Я не испытывала ненависти к немцам. Правда, конкретных я увидела уже пленными. На какой-то станции рядом с нашим санпоездом стоял эшелон с пленными. Из верхнего окошечка выглянул тощий, как ленинградский блокадник, немец. Он просил: «Брод, брод» и знаками еще что-то. Я сбегала в служебку и передала ему свою пайку, кусочек мыла и пачку махорки. За это меня выгоняли из комсомола. Я не каялась, но девчонки решили меня простить. Они говорили, что я «вообще добрая» и из-за этого произошла такая «политическая ошибка». Но они уверены, что я исправлюсь. Но я думаю — меня не выгнали потому, что даже наш замполит Павлов понимал, что негде найти старшую медсестру, когда состав приближается к фронту и предстоит взять, может, шестьсот, а может, и до тысячи раненых. Да еще такую, про которую сам Мурин говорил, что она ТЧ (ТЧ на жаргоне Мурина — начальника нашего эвакоуп-равления — означало «толковый человек»). После собрания мы с Бронькой Пруман, еврейской девчонкой из города Новограс, Волынский, которую я подобрала на каком-то перегоне и уговорила начальника взять вольнонаемным писарем, смеялись. Она, как и тот немец, — результат моей вроде доброты. И если исправляться, то подбирать таких не надо. А у меня были еще подобранные. Ася Дейч — внучка того самого Дейча, который Аксельрод, Засулич и все остальные. И Вовочка — маленький мальчик, которого потом разыскала мама, а я так огорчалась, что приходится отдать. И еще одна девушка с Украины. 

И какая доброта, если всем трем подобранным девчонкам доставалось от меня, как мало кому. Почему-то они, как на подбор, были нерасторопны, неумехи, несобранные — не солдаты, а черт-те что.

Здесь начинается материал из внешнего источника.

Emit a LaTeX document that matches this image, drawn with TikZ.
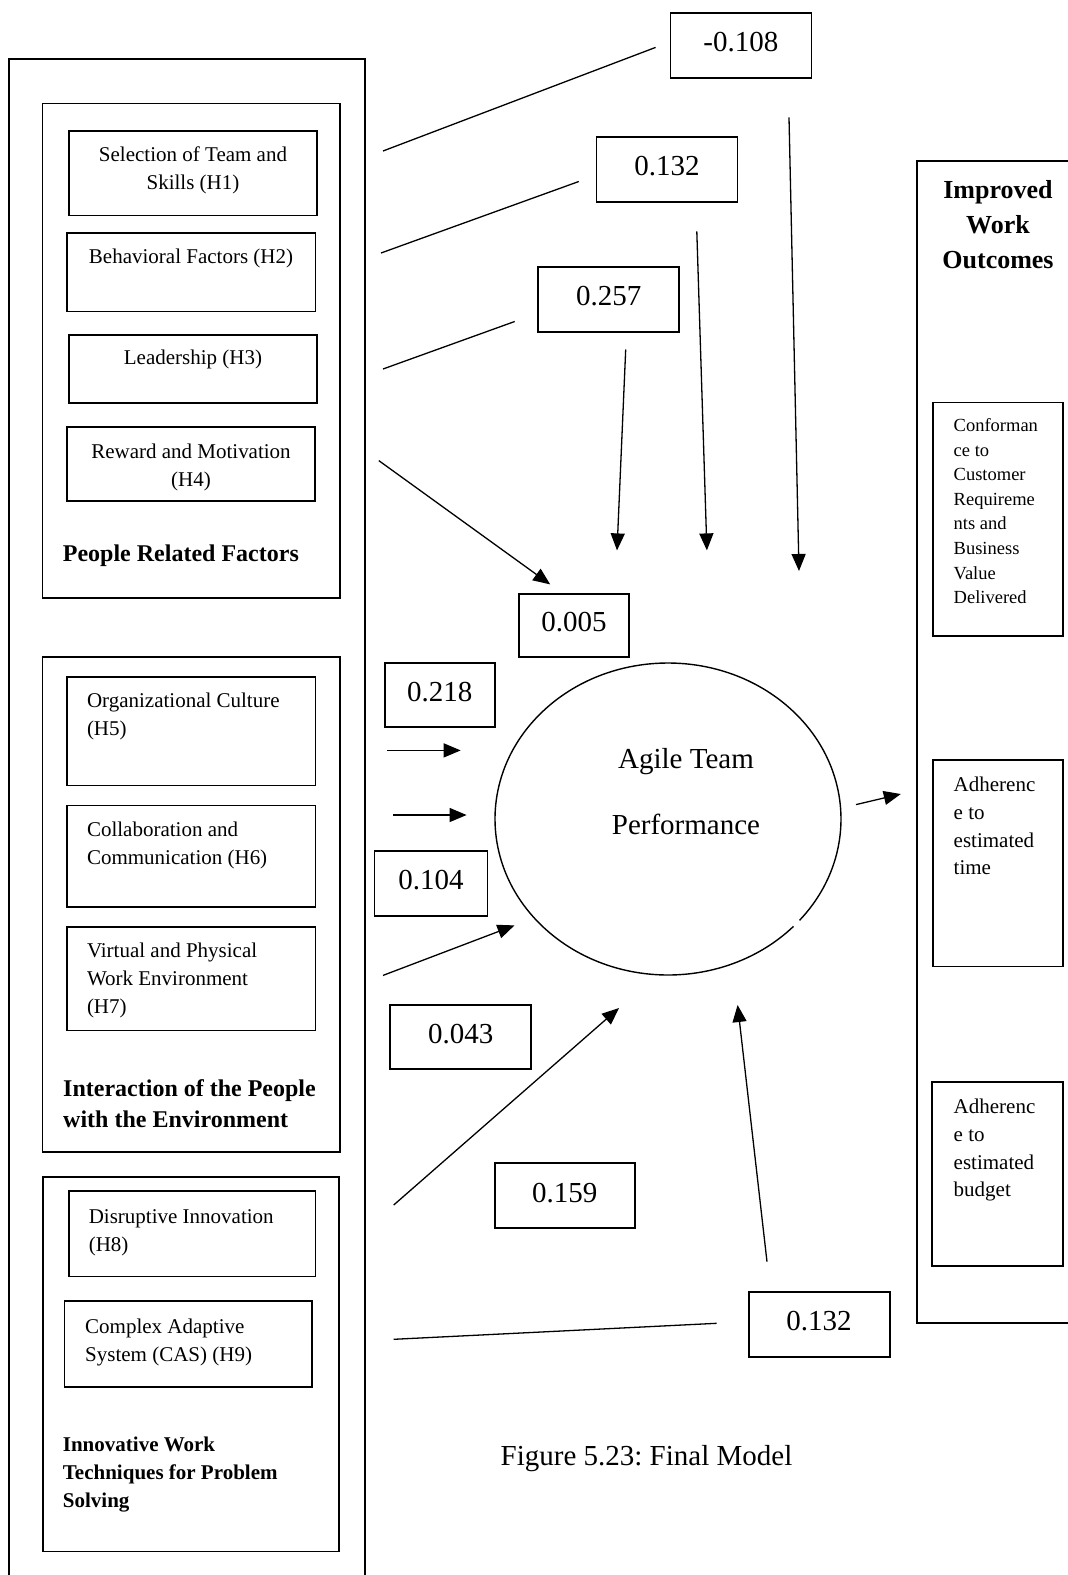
\documentclass[tikz,border=0pt]{standalone}
\usepackage{fontspec}
\setmainfont{Liberation Serif}
\usepackage{tikz}
\usetikzlibrary{
  fit,        % boxes spanned by two corners
  arrows.meta % filled triangle tips
}
\frenchspacing

\newcommand{\boxtxt}{\fontsize{21}{28}\selectfont}
\newcommand{\coeftxt}{\fontsize{29}{34}\selectfont}
\newcommand{\grptxt}{\fontsize{24}{31}\selectfont\bfseries}

\begin{document}
\begin{tikzpicture}[x=1pt, y=-1pt,
    grp/.style={draw, line width=1.5pt, inner sep=0pt},
    hyp/.style={draw, line width=1.4pt, inner sep=0pt},
    coef/.style={draw, line width=1.8pt, inner sep=0pt, font=\coeftxt,
      text height=20pt, text depth=7pt, minimum height=65pt},
    txt/.style={inner sep=0pt, font=\boxtxt},
    edge/.style={line width=1.3pt},
    arr/.style={edge, -{Triangle[length=17pt, width=14pt]}}]
    \useasboundingbox[fill=white] (0,0) rectangle (1068,1575);

    % Outer frames (cut by the page edges)
    \draw[line width=1.8pt] (8.6,1575) -- (8.6,59.3) -- (365,59.3) -- (365,1575);
    \draw[line width=1.8pt] (1068,161) -- (917,161) -- (917,1323) -- (1068,1323);

    % People related factors
    \node[grp, fit={(42.7,103.6) (340,598)}] (peop) {};
    \node[hyp, fit={(69,131) (317,215.5)}] (h1) {};
    \node[hyp, fit={(66.8,233) (315.4,311.6)}] (h2) {};
    \node[hyp, fit={(69,335) (317,403)}] (h3) {};
    \node[hyp, fit={(67,427) (315,501)}] (h4) {};
    \node[txt, anchor=north, align=center] (h1t) at (193,147) {Selection of Team and\\Skills (H1)};
    \node[txt, anchor=north] (h2t) at (191,249) {Behavioral Factors (H2)};
    \node[txt, anchor=north] (h3t) at (193,350) {Leadership (H3)};
    \node[txt, anchor=north, align=center] (h4t) at (191,443.6) {Reward and Motivation\\(H4)};
    \node[inner sep=0pt, font=\grptxt, anchor=north west] (peopt) at (62.7,545) {People Related Factors};

    % Interaction with the environment
    \node[grp, fit={(42.7,656.8) (340,1152)}] (envi) {};
    \node[hyp, fit={(66.8,677) (315.4,785.7)}] (h5) {};
    \node[hyp, fit={(66.8,805.4) (315.4,906.8)}] (h6) {};
    \node[hyp, fit={(66.8,927) (315.4,1030.7)}] (h7) {};
    \node[txt, anchor=north west, align=left] (h5t) at (86.8,693.2) {Organizational Culture\\(H5)};
    \node[txt, anchor=north west, align=left] (h6t) at (86.8,821.8) {Collaboration and\\Communication (H6)};
    \node[txt, anchor=north west, align=left] (h7t) at (86.8,943) {Virtual and Physical\\Work Environment\\(H7)};
    \node[inner sep=0pt, font=\grptxt, anchor=north west, align=left] (envit) at (63,1079) {Interaction of the People\\with the Environment};

    % Innovative work techniques
    \node[grp, fit={(43,1177) (339,1551.7)}] (inno) {};
    \node[hyp, fit={(68.8,1191) (315.4,1276.7)}] (h8) {};
    \node[hyp, fit={(64.7,1301) (312,1387)}] (h9) {};
    \node[txt, anchor=north west, align=left] (h8t) at (88.6,1209.3) {Disruptive Innovation\\(H8)};
    \node[txt, anchor=north west, align=left] (h9t) at (85,1318.3) {Complex Adaptive\\System (CAS) (H9)};
    \node[inner sep=0pt, font=\fontsize{21}{28}\selectfont\bfseries, anchor=north west, align=left] (innot) at (62.7,1436.7) {Innovative Work\\Techniques for Problem\\Solving};

    % Improved work outcomes
    \node[inner sep=0pt, font=\fontsize{26}{35}\selectfont\bfseries, anchor=north, align=center] (outt) at (998,180) {Improved\\Work\\Outcomes};
    \node[hyp, fit={(933,402.5) (1063,636)}] (o1) {};
    \node[hyp, fit={(933,760) (1063,966.4)}] (o2) {};
    \node[hyp, fit={(932,1082) (1063,1266)}] (o3) {};
    \node[inner sep=0pt, font=\fontsize{18.5}{24.6}\selectfont, anchor=north west, align=left] (o1t) at (953.5,418.3)
      {Conforman\\ce to\\Customer\\Requireme\\nts and\\Business\\Value\\Delivered};
    \node[inner sep=0pt, font=\fontsize{21}{27.7}\selectfont, anchor=north west, align=left] (o2t) at (953.5,777)
      {Adherenc\\e to\\estimated\\time};
    \node[inner sep=0pt, font=\fontsize{21}{27.7}\selectfont, anchor=north west, align=left] (o3t) at (953.5,1099)
      {Adherenc\\e to\\estimated\\budget};

    % Agile team performance (outline has a small break at lower right)
    \coordinate (atp) at (668,819);
    \draw[line width=1.4pt] (atp) ++(43.5:173 and 156) arc[start angle=43.5, end angle=400.5, x radius=173, y radius=156];
    \node[inner sep=0pt, font=\fontsize{29}{66}\selectfont, anchor=north, align=center] (atpt) at (686,748.6) {Agile Team\\Performance};

    % Path coefficients
    \node[coef, minimum width=141] (c1) at (740.9,45.3) {-0.108};
    \node[coef, minimum width=141] (c2) at (667,169.3) {0.132};
    \node[coef, minimum width=141] (c3) at (608.7,299.2) {0.257};
    \node[coef, minimum width=110, minimum height=63] (c4) at (574.1,625.4) {0.005};
    \node[coef, minimum width=110, minimum height=64] (c5) at (439.8,695) {0.218};
    \node[coef, minimum width=113] (c6) at (431,883.4) {0.104};
    \node[coef, minimum width=141, minimum height=64.4] (c7) at (460.7,1036.8) {0.043};
    \node[coef, minimum width=140.4] (c8) at (564.8,1195.8) {0.159};
    \node[coef, minimum width=141] (c9) at (819.1,1324.2) {0.132};

    % Line ends
    \coordinate (l1a) at (383,151);     \coordinate (l1b) at (655.6,47.4);
    \coordinate (l2a) at (381,253);     \coordinate (l2b) at (578.8,181.5);
    \coordinate (l3a) at (383,369);     \coordinate (l3b) at (514.7,321.5);
    \coordinate (l4a) at (393.7,1339.3); \coordinate (l4b) at (716.6,1323.3);
    \coordinate (a1a) at (789,117.4);   \coordinate (a1b) at (799,571);
    \coordinate (a2a) at (696.8,231.3); \coordinate (a2b) at (706.9,550.4);
    \coordinate (a3a) at (625.7,349.5); \coordinate (a3b) at (617,550.4);
    \coordinate (a4a) at (378.8,460.6); \coordinate (a4b) at (550.2,584.4);
    \coordinate (a5a) at (387,750.4);   \coordinate (a5b) at (460.7,750.4);
    \coordinate (a6a) at (393,815);     \coordinate (a6b) at (466.6,815);
    \coordinate (a7a) at (383,975.4);   \coordinate (a7b) at (514.5,925.4);
    \coordinate (a8a) at (393.7,1205);  \coordinate (a8b) at (619,1008);
    \coordinate (a9a) at (767,1261.7);  \coordinate (a9b) at (737.6,1005);
    \coordinate (a0a) at (856,804.6);   \coordinate (a0b) at (900.8,794);

    % Plain lines towards the coefficients
    \draw[edge] (l1a) -- (l1b);
    \draw[edge] (l2a) -- (l2b);
    \draw[edge] (l3a) -- (l3b);
    \draw[edge] (l4a) -- (l4b);

    % Arrows into and out of the circle
    \draw[arr] (a1a) -- (a1b);
    \draw[arr] (a2a) -- (a2b);
    \draw[arr] (a3a) -- (a3b);
    \draw[arr] (a4a) -- (a4b);
    \draw[arr] (a5a) -- (a5b);
    \draw[arr] (a6a) -- (a6b);
    \draw[arr] (a7a) -- (a7b);
    \draw[arr] (a8a) -- (a8b);
    \draw[arr] (a9a) -- (a9b);
    \draw[arr] (a0a) -- (a0b);

    % Caption
    \node[inner sep=0pt, font=\fontsize{29}{34}\selectfont, anchor=north] (capt) at (646.5,1445) {Figure 5.23: Final Model};
\end{tikzpicture}
\end{document}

А вот Павлова я ненавидела. Мало того, что он портил девчонок, и потом их, плачущих, уже пузатеньких, надо было отправлять по домам. Мы собирали им на пеленки свои новые, про запас береженые, теплые портянки, доппайки и еще какой-нибудь нехитрый скарб. А он не выходил с ними даже попрощаться. Особенно мне было жаль невысокую, беленькую, певучую Верочку. Но более бездельничающего мужика я на своем веку не видела. Никогда, нигде. На поезде он появился почти одновременно со мной, после ранения в руку. Молодой бугай с партбилетом в кармане. А у нас вся медицина — нач. поезда, врач, две старшие медсестры и зав. аптекой — беспартийные. И все, кроме меня, старше его в два раза. Ни разу во время пожаров за багор не взялся! Ни разу в бомбежку не подтащил носилки! Ни разу в вагоне с теми, кого в лесу не укрыть — не перетащить — не остался! И даже сводку ему запишут с приемника. Он прочтет и отдаст. А по вагонам раненым кто-нибудь из солдат или девчонок прочтет. И все высматривает, вынюхивает. Кто, откуда, какая родня? Мне было лучше, чем другим. Я вызывающе всем докладывала: отец — изменник родины, 10 лет без права переписки. Мать — ЧСИР, 8 лет. Но и он меня ненавидел. Люто. Потому что девчонки и вся команда меня любили. И никогда, ни одного наградного листа на меня не подписал. «Пусть прежде от своих родителей откажется». И после войны отбыл в свой родной Ярославль. «Кому война, а кому мать родная». А теперь, может, в каком-нибудь совете ветеранов командует. Как же — герой Великой Отечественной. «Терпеть ненавижу».